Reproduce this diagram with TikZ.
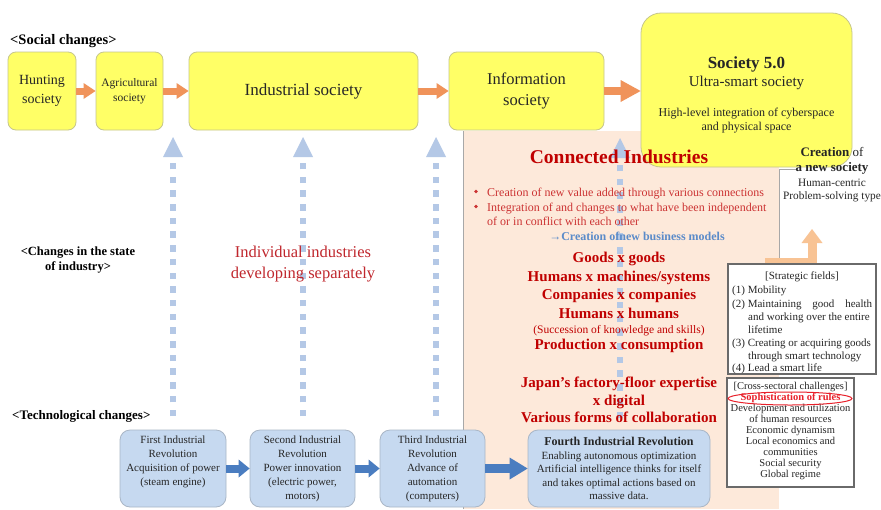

- - -

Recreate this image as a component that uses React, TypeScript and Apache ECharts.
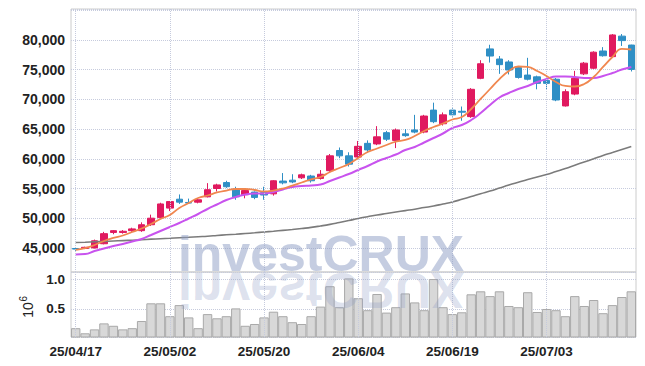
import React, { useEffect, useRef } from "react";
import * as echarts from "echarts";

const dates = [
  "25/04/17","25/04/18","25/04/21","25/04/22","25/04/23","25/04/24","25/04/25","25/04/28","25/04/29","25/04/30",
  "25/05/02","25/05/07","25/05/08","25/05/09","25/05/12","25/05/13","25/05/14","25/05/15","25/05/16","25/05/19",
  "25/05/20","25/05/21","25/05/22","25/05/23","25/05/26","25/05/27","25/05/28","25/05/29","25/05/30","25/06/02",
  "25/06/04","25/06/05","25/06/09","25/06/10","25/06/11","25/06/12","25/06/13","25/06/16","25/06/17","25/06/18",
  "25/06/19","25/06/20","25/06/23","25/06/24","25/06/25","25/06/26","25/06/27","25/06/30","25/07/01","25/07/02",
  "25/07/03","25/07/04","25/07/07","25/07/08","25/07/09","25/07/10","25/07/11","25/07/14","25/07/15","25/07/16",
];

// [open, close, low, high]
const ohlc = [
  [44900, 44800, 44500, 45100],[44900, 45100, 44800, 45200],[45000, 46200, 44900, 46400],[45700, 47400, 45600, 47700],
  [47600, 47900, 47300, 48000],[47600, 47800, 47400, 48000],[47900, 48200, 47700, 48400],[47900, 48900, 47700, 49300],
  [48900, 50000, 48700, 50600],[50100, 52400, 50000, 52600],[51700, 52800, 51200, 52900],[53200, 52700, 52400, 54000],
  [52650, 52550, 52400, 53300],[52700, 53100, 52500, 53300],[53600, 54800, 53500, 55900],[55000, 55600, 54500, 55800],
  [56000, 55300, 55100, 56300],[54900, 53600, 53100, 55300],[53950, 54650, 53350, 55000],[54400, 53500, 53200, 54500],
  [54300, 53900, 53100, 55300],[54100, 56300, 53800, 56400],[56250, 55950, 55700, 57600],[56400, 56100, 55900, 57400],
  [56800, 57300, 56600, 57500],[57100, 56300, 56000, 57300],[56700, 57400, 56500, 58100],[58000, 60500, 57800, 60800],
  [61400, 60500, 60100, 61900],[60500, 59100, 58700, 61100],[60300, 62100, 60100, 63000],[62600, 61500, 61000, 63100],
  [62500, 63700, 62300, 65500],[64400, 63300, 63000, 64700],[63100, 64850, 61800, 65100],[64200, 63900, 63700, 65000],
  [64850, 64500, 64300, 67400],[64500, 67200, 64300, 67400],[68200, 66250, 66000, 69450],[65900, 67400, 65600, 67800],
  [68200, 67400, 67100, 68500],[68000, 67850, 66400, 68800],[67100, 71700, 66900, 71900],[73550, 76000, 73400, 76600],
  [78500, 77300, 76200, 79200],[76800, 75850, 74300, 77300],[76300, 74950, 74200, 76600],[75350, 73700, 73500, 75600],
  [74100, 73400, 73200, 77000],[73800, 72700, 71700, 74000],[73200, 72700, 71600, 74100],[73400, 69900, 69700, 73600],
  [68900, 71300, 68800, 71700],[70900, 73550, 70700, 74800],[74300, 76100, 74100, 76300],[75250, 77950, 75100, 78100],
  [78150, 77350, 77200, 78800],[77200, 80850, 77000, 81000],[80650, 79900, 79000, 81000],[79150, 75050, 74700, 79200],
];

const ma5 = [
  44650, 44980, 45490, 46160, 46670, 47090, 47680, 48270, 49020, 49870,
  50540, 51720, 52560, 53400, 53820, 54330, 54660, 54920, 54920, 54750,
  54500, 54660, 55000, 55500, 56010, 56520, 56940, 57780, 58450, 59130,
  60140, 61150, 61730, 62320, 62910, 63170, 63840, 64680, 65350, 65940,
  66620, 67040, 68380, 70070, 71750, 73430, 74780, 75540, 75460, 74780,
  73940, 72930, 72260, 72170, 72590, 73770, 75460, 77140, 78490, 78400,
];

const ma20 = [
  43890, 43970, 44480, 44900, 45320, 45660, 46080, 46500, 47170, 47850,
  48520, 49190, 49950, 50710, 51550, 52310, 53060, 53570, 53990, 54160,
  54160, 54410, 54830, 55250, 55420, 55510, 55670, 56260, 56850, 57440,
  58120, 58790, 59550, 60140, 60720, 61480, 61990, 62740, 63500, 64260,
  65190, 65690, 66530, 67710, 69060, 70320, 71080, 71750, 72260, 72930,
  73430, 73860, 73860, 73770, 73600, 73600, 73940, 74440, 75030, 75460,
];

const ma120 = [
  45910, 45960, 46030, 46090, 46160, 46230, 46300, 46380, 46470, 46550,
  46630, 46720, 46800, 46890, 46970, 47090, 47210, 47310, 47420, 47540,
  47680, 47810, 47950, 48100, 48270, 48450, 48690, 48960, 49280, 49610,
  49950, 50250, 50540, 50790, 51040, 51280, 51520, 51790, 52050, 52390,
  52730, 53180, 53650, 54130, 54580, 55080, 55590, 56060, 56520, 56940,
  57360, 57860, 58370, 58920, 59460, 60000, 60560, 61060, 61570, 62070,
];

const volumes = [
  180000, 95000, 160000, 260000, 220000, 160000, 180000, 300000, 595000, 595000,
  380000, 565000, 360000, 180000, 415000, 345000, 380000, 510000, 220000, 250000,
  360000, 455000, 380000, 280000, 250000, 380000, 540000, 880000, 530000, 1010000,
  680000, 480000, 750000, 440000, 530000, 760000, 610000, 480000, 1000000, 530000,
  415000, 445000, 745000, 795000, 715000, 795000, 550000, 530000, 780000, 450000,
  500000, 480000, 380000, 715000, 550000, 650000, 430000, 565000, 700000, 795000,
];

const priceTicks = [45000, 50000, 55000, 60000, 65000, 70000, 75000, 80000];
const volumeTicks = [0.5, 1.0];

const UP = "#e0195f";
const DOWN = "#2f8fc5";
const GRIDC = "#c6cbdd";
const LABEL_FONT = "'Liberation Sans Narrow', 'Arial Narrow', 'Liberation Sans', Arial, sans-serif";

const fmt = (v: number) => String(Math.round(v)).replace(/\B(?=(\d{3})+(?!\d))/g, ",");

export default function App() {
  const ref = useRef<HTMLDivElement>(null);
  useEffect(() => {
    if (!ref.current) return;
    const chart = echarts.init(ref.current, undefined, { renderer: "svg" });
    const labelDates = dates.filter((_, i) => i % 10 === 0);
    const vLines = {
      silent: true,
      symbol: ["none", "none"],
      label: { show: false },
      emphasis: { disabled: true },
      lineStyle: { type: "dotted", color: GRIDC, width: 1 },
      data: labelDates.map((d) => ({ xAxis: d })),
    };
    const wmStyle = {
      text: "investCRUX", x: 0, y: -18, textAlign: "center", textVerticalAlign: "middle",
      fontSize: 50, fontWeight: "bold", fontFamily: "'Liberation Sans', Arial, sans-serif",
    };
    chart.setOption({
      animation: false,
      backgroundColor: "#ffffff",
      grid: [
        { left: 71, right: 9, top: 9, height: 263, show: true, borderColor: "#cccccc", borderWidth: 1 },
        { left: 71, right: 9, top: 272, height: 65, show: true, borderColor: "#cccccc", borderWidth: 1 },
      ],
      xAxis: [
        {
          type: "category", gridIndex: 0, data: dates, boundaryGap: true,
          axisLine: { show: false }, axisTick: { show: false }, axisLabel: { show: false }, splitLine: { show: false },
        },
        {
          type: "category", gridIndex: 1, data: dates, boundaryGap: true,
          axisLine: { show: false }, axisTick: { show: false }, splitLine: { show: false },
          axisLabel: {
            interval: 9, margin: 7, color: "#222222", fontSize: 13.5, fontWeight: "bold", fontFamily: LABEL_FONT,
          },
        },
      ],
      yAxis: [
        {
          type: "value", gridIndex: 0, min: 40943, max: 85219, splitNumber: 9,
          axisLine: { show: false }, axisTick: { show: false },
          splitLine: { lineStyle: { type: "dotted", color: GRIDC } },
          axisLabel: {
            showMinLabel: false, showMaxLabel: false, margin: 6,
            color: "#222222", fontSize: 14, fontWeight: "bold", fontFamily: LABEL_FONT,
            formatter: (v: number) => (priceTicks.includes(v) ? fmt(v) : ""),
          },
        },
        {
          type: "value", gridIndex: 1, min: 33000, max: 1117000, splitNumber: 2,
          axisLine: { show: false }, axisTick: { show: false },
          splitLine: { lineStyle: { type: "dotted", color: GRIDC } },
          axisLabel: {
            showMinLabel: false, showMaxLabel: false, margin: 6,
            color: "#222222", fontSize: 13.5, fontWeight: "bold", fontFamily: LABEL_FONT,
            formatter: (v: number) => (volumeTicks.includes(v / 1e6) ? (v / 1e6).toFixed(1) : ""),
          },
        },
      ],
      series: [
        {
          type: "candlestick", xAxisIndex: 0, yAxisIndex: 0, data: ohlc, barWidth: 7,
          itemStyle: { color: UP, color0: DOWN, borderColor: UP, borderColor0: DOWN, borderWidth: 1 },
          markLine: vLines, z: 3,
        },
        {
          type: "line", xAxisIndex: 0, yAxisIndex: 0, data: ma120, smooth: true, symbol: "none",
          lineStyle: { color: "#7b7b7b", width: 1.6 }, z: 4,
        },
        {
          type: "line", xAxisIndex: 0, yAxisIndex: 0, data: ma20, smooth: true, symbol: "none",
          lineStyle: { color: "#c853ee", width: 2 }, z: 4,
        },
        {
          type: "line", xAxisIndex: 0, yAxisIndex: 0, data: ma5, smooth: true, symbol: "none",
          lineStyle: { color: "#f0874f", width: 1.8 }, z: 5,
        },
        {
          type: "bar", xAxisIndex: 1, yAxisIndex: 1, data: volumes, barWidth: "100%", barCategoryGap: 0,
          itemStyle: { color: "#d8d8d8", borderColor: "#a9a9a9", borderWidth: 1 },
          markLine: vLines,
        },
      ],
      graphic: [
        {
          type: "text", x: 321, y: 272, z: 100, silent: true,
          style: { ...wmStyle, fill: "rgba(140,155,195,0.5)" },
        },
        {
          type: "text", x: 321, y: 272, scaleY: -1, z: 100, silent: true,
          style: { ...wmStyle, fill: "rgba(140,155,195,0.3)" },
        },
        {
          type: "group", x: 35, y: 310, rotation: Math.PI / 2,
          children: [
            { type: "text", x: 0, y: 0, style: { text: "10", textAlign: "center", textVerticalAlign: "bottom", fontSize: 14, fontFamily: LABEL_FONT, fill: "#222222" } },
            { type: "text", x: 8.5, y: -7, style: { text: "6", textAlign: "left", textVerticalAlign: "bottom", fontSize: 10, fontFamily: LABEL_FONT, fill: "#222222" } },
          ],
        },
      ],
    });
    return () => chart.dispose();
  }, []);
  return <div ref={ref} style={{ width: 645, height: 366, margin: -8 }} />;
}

- - -

Pick out the lines above that hold the string "this" and show them.

> [Solution below]:
Reproduce this diagram with TikZ.
Recreate this image as a component that uses React, TypeScript and Apache ECharts.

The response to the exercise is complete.